As our climate warms and the frequency of very hot days increases, the risk of plants being damaged increases too. It’s good to start thinking about this before the really hot days hit so that you are ready with your defences. There are some simple, sustainable and cheap methods of giving your plants some protection – you don’t need a special shade house, just some ingenuity and a bit of forward planning so that you are ready when the heat arrives.
Keep Moisture Levels High
For some plants, high temperature alone, without direct sun, can be sufficient to cause wilting and even death because of evaporation from the stomates (pores) in leaves. However, if you can give plants a good watering before the sun rises, or the night before, plants will take up moisture and be more resistant to the day’s heat. Watering systems which deliver water to the ground rather than leaves are preferable. You may need to water the ground again during the day, but make sure water does not get on the leaves because that can induce scalding as it evaporates.

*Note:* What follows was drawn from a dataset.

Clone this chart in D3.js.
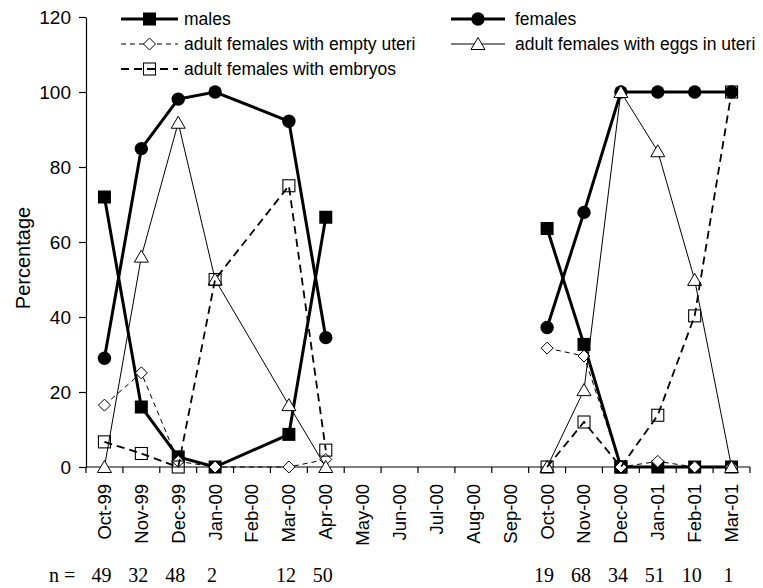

We probably don’t need to say this to a sustainable gardener, but be sure to cover the soil and irrigation systems with a thick layer of mulch. This will shield soil from sun and reduce evaporation from the soil surface.
Provide Extra Shade
Most Australian native plants and Mediterranean plants, such as rosemary and thyme, can withstand high temperatures as long as they have some water. It is really vegetables, fruit trees, vines and tender annuals and shrubs which need extra care. Garden centres and nurseries usually use shade cloth screens which can be rolled out over plants during the day. You could opt for that in your garden or buy a ready-made shade house. For occasional heatwaves, however, it is much more sustainable to use methods which are versatile, demountable, use recycled or natural materials and are easily modified.
Temporary shade can be created by attaching shade cloth to systems of stakes over plants in direct sun. Plants receiving afternoon sun might benefit more from having a shade cloth screen on the west of the garden bed. If there are handy walls or fences, you can suspend shade cloth from them to stakes in the garden. The colour of the cloth is not always the best guide to its shading capability, so look for 50 – 90% shading. For vegetables and fruit trees 50 – 60% shading is usually adequate, but for sensitive and ornamental plants, 70 – 90% is needed.
Fine netting used to protect plants from birds, possums, rats and certain harmful insects also contributes some shade – generally 18 – 20 % shade. It also reduces the effects of wind. Its use, thus, has multiple purposes and, on extremely hot days, extra protection can be given by clipping shade cloth on as well. The picture at the right shows use of fine netting on vegetable beds.
Constructing frames specifically for shade does not need to be expensive or difficult. And it can be really sustainable if you source materials from tip shops, op shops or your own castoffs. Relatively short lengths of polypipe slid over bamboo sticks are very inexpensive, easy to assemble, portable and easily adjustable. An example is shown below at the left. We have found that short, thin bamboo stakes available from hardware stores are just right. Attach some polypipe of appropriate diameter (it doesn’t need to sit tightly) to make a hoop leaving some bamboo exposed at the base. Clip shadecloth to the bamboo using ordinary clothes pegs (they won’t fit on the slightly wider polypipe). The biggest expense here is the shade cloth, but you can re-use it year after year, or you might find some at the local tip.
What about old curtains or sheets?
Using such materials is an excellent way of repurposing cloth. If you don’t have any, ask you mother! Or visit and Op Shop – they usually have a lot at very reasonable prices. You could drape them over frames or just hang them over shrubs. However, since in many parts of the country, heat is often accompanied by strong wind, it’s a good idea to peg them down.
Get out the beach umbrella as well as those you use for rain. With the aid of some stakes or bamboo sticks these can be placed strategically.
Protect the Sides of Raised Beds
Sun beating down on the side of a raised bed, particularly if made of metal which conducts heat, can lead to hot soil. Try growing heat tolerant plants on the outside of raised beds. In the picture on the right are Plectranthus and Limonium (Statice). Keep them pruned so they grow tall and sideways rather than outwards remaining close to the edge of the bed. Don’t grow plants which have underground runners like marjoram or yarrow – they will migrate under the edge into the bed, steal nutrients from the soil and be difficult to remove. If you don’t like the informal look in the picture, you could try growing a narrow hedge of something useful like myrtle Myrtus communis – it is easy to grow and can be pruned to shape. And its peppery berries can be used to flavour roast chicken or pork or infused in alcohol for an interesting tipple.
Relocate Pots and Seedling Trays
Find shady spots under shrubs or trees to temporarily place potted plants. You could even take them inside the house for the day.
Keep Your Plants Healthy
Resilience to extreme weather is improved by healthy plants which have adequate nutrition and water. And healthy plants are what you wanted anyway!